= WHAT YOU HAVE TO DO =
Retype every line from the top of the entries down to the one with "type Pt = [number, number];", both included, and skip the pictures.

[Plotting code records]
════
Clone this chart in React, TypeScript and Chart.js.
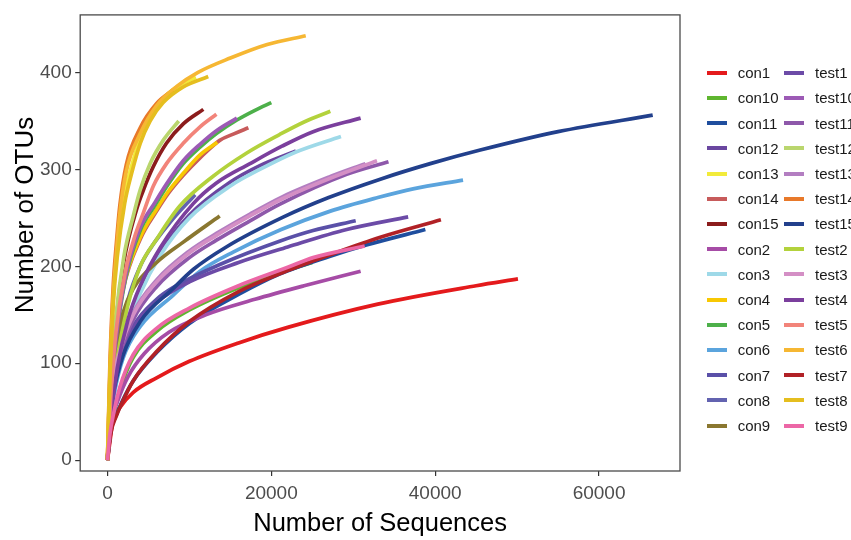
import React, { useEffect, useRef } from "react";
import { Chart, registerables } from "chart.js";
Chart.register(...registerables);

type Pt = [number, number];

// ---- series (x = number of sequences, y = number of OTUs) ----
const con1: Pt[] = [[0,0],[700,41],[1500,54],[3150,70],[6000,85],[10000,102],[16000,121],[22000,137],[33000,161],[45000,180],[50100,187]];
const con10: Pt[] = [[0,0],[300,26],[800,48],[1500,72],[3150,106],[6000,133],[10000,155],[16000,178],[22000,196],[25000,204]];
const con11: Pt[] = [[0,0],[400,30],[1100,47],[1700,59],[3150,82],[6000,111],[10000,141],[16000,171],[21000,192],[27000,210],[31600,222],[38800,238]];
const con12: Pt[] = [[0,0],[500,47],[1200,90],[2500,140],[4000,175],[6500,215],[10000,253],[15000,287],[18600,304],[23000,319]];
const con13: Pt[] = [[0,0],[300,88],[700,165],[1200,218],[2100,275],[3000,305],[4000,332],[5200,355],[6800,373],[9000,388],[10800,395]];
const con14: Pt[] = [[0,0],[400,68],[900,122],[1900,176],[4000,228],[6000,257],[7400,275],[9250,294],[11300,312],[13700,330],[15500,337],[17200,343]];
const con15: Pt[] = [[0,0],[400,70],[1000,140],[2000,205],[3560,259],[4400,279],[5600,303],[7200,327],[9250,347],[11700,362]];
const con2: Pt[] = [[0,0],[400,38],[1200,60],[2500,86],[4500,110],[7500,132],[12000,150],[18000,166],[24000,180],[30900,195]];
const con3: Pt[] = [[0,0],[500,45],[1200,88],[2500,138],[4000,172],[6500,212],[10000,250],[15000,283],[18600,300],[23000,318],[28500,334]];
const con4: Pt[] = [[0,0],[400,70],[900,125],[1900,178],[4000,230],[6000,259],[7400,277],[9250,296],[11300,315],[13400,328]];
const con5: Pt[] = [[0,0],[400,60],[1000,120],[2200,187],[4000,237],[5800,263],[7200,282],[9250,306],[11300,323],[13300,337],[15800,351],[18000,361],[20000,369]];
const con6: Pt[] = [[0,0],[300,42],[700,64],[1900,105],[4000,138],[8000,170],[11300,195],[15400,215],[21200,238],[27200,257],[33000,271],[37300,280],[43400,289]];
const con7: Pt[] = [[0,0],[600,65],[1500,103],[3150,138],[6000,166],[8000,178],[14000,203],[21000,226],[25100,237],[30300,247]];
const con8: Pt[] = [[0,0],[500,60],[1200,110],[2500,165],[4000,200],[5200,218],[7600,245],[10700,274]];
const con9: Pt[] = [[0,0],[500,70],[1000,115],[1900,152],[3150,177],[6000,204],[9250,225],[13700,252]];
const test1: Pt[] = [[0,0],[600,65],[1500,100],[3150,136],[6000,163],[10000,184],[16000,204],[22000,220],[29200,238],[36700,251]];
const test10: Pt[] = [[0,0],[400,62],[1000,122],[2200,190],[4000,240],[5800,266],[7200,285],[9250,309],[11300,326],[13300,340],[15800,353]];
const test11: Pt[] = [[0,0],[600,72],[1500,108],[3150,145],[6000,179],[10000,209],[13300,227],[17400,247],[21000,264],[29200,295],[34300,308]];
const test12: Pt[] = [[0,0],[400,75],[1000,145],[2000,210],[3150,252],[4000,279],[5200,306],[6800,330],[8700,350]];
const test13: Pt[] = [[0,0],[600,76],[1500,114],[3150,152],[6000,186],[10000,216],[13300,234],[17400,254],[21400,272],[27000,292],[31500,306]];
const test14: Pt[] = [[0,0],[300,100],[700,180],[1100,225],[1500,262],[2300,305],[4000,343],[6000,368],[8000,382]];
const test15: Pt[] = [[0,0],[300,45],[700,68],[1900,108],[4000,143],[8000,177],[10500,197],[14500,220],[21500,251],[27000,271],[33300,290],[39400,306],[45500,320],[55000,339],[66550,356]];
const test2: Pt[] = [[0,0],[500,55],[1200,105],[2500,160],[4000,200],[6000,228],[8800,262],[12900,293],[17000,317],[21000,336],[24000,349],[27200,360]];
const test3: Pt[] = [[0,0],[600,75],[1500,112],[3150,150],[6000,184],[10000,214],[13300,232],[17400,252],[21400,270],[27200,291],[32900,309]];
const test4: Pt[] = [[0,0],[500,50],[1200,95],[2500,145],[4000,180],[6500,220],[10500,265],[13300,286],[17400,306],[21300,324],[25100,339],[30900,353]];
const test5: Pt[] = [[0,0],[400,65],[1000,130],[2200,195],[3300,230],[4370,255],[5600,283],[7200,306],[9250,327],[11300,344],[13300,357]];
const test6: Pt[] = [[0,0],[300,90],[700,170],[1100,215],[1450,250],[2300,298],[4000,337],[6000,366],[8500,386],[11000,400],[15000,415],[19500,429],[24200,438]];
const test7: Pt[] = [[0,0],[400,28],[1100,46],[1700,58],[3150,82],[6000,112],[10000,143],[16000,174],[21500,194],[27200,212],[33300,230],[40700,248]];
const test8: Pt[] = [[0,0],[300,85],[700,160],[1200,210],[2100,265],[2950,296],[4000,327],[5200,350],[6800,369],[9200,385],[12300,396]];
const test9: Pt[] = [[0,0],[300,27],[800,50],[1500,75],[3150,109],[6000,136],[10000,157],[16000,180],[22000,199],[25100,209],[31400,221]];

const seriesNames = ["con1","con10","con11","con12","con13","con14","con15","con2","con3","con4","con5","con6","con7","con8","con9",
  "test1","test10","test11","test12","test13","test14","test15","test2","test3","test4","test5","test6","test7","test8","test9"];
const seriesData = [con1,con10,con11,con12,con13,con14,con15,con2,con3,con4,con5,con6,con7,con8,con9,
  test1,test10,test11,test12,test13,test14,test15,test2,test3,test4,test5,test6,test7,test8,test9];
const seriesColors = ["#E41A1C","#5FB62F","#1F4E9E","#6A47A0","#F2EB3A","#C75B5B","#8B1C1C","#A64CA6","#9ED9E8","#F8C803","#4DB04A","#5BA4DD","#5A50A8","#6363B0","#8A7730",
  "#6C4BA7","#9C5AB5","#8E58AA","#BAD66E","#B37EC1","#E8792A","#22408C","#B3D23C","#D48FC5","#7B3F9D","#F2847A","#F6B733","#B12126","#E5BE1F","#EC67A6"];

const xTicks = [0, 20000, 40000, 60000];
const yTicks = [0, 100, 200, 300, 400];
const xTitle = "Number of Sequences";
const yTitle = "Number of OTUs";

const FONT = '"Liberation Sans", Arial, Helvetica, sans-serif';

const panelPlugin = {
  id: "panelFrame",
  afterDatasetsDraw(chart: any) {
    const { ctx, chartArea: a } = chart;
    ctx.save();
    ctx.strokeStyle = "#4a4a4a";
    ctx.lineWidth = 1.3;
    ctx.strokeRect(a.left, a.top, a.right - a.left, a.bottom - a.top);
    ctx.fillStyle = "#000";
    ctx.textAlign = "center";
    ctx.textBaseline = "alphabetic";
    ctx.font = `25.5px ${FONT}`;
    ctx.fillText(xTitle, (a.left + a.right) / 2, 530.5);
    ctx.translate(32.5, 215);
    ctx.rotate(-Math.PI / 2);
    ctx.font = `26px ${FONT}`;
    ctx.fillText(yTitle, 0, 0);
    ctx.restore();
  },
};

export default function App() {
  const ref = useRef<HTMLCanvasElement | null>(null);
  useEffect(() => {
    if (!ref.current) return;
    const tickFont = { family: FONT, size: 19 };
    const chart = new Chart(ref.current, {
      type: "line",
      data: {
        datasets: seriesNames.map((name, i) => ({
          label: name,
          data: seriesData[i].map(([x, y]) => ({ x, y })),
          borderColor: seriesColors[i],
          backgroundColor: seriesColors[i],
          borderWidth: 3.7,
          pointRadius: 0,
          pointHoverRadius: 0,
          fill: false,
          cubicInterpolationMode: "monotone" as const,
          order: seriesNames.length - i,
        })),
      },
      options: {
        animation: false,
        responsive: true,
        maintainAspectRatio: false,
        events: [],
        layout: { padding: { top: 10, right: 171, left: 0, bottom: 0 } },
        plugins: { legend: { display: false }, tooltip: { enabled: false } },
        scales: {
          x: {
            type: "linear",
            min: -3328,
            max: 69881,
            afterBuildTicks: (s: any) => { s.ticks = xTicks.map((v) => ({ value: v })); },
            afterFit: (s: any) => { s.height = 69; },
            grid: { drawOnChartArea: false, drawTicks: true, tickLength: 5, color: "#333", lineWidth: 1.2 },
            border: { display: false },
            ticks: { font: tickFont, color: "#4D4D4D", padding: 6, maxRotation: 0, autoSkip: false, callback: (v: any) => String(v) },
          },
          y: {
            type: "linear",
            min: -11.2,
            max: 459.5,
            afterBuildTicks: (s: any) => { s.ticks = yTicks.map((v) => ({ value: v })); },
            afterFit: (s: any) => { s.width = 80.2; },
            grid: { drawOnChartArea: false, drawTicks: true, tickLength: 5, color: "#333", lineWidth: 1.2 },
            border: { display: false },
            ticks: { font: tickFont, color: "#4D4D4D", padding: 3.5, autoSkip: false, callback: (v: any) => String(v) },
          },
        },
      },
      plugins: [panelPlugin],
    });
    return () => chart.destroy();
  }, []);

  return (
    <div style={{ position: "absolute", left: 0, top: 0, width: 851, height: 540, overflow: "hidden", background: "#fff", fontFamily: FONT }}>
      <div style={{ position: "absolute", left: 0, top: 0, width: 851, height: 540 }}>
        <canvas ref={ref} />
      </div>
      {seriesNames.map((name, i) => {
        const col = i < 15 ? 0 : 1;
        const row = i % 15;
        const cy = 72.7 + 25.2 * row;
        const swX = col === 0 ? 706.7 : 784.3;
        const txX = col === 0 ? 737.7 : 815;
        return (
          <React.Fragment key={name}>
            <div style={{ position: "absolute", left: swX, top: cy - 2, width: 20, height: 4, background: seriesColors[i] }} />
            <div style={{ position: "absolute", left: txX, top: cy - 7.5, fontSize: 15, lineHeight: "15px", color: "#1a1a1a", whiteSpace: "nowrap" }}>{name}</div>
          </React.Fragment>
        );
      })}
    </div>
  );
}
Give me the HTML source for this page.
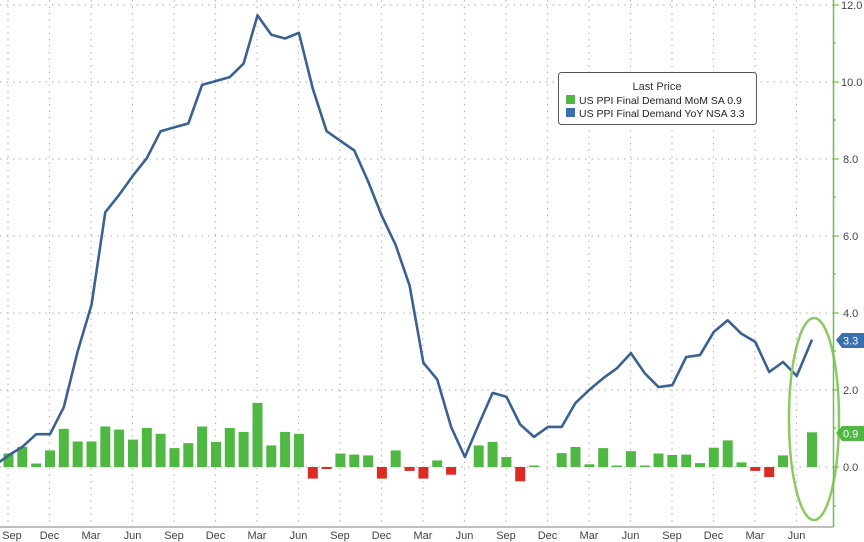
════
= WRITTEN SOLUTION =
Clone this chart in React, TypeScript and Chart.js.
import React, { useEffect, useRef } from "react";
import { Chart, registerables } from "chart.js";
Chart.register(...registerables);

type Pt = [number, number];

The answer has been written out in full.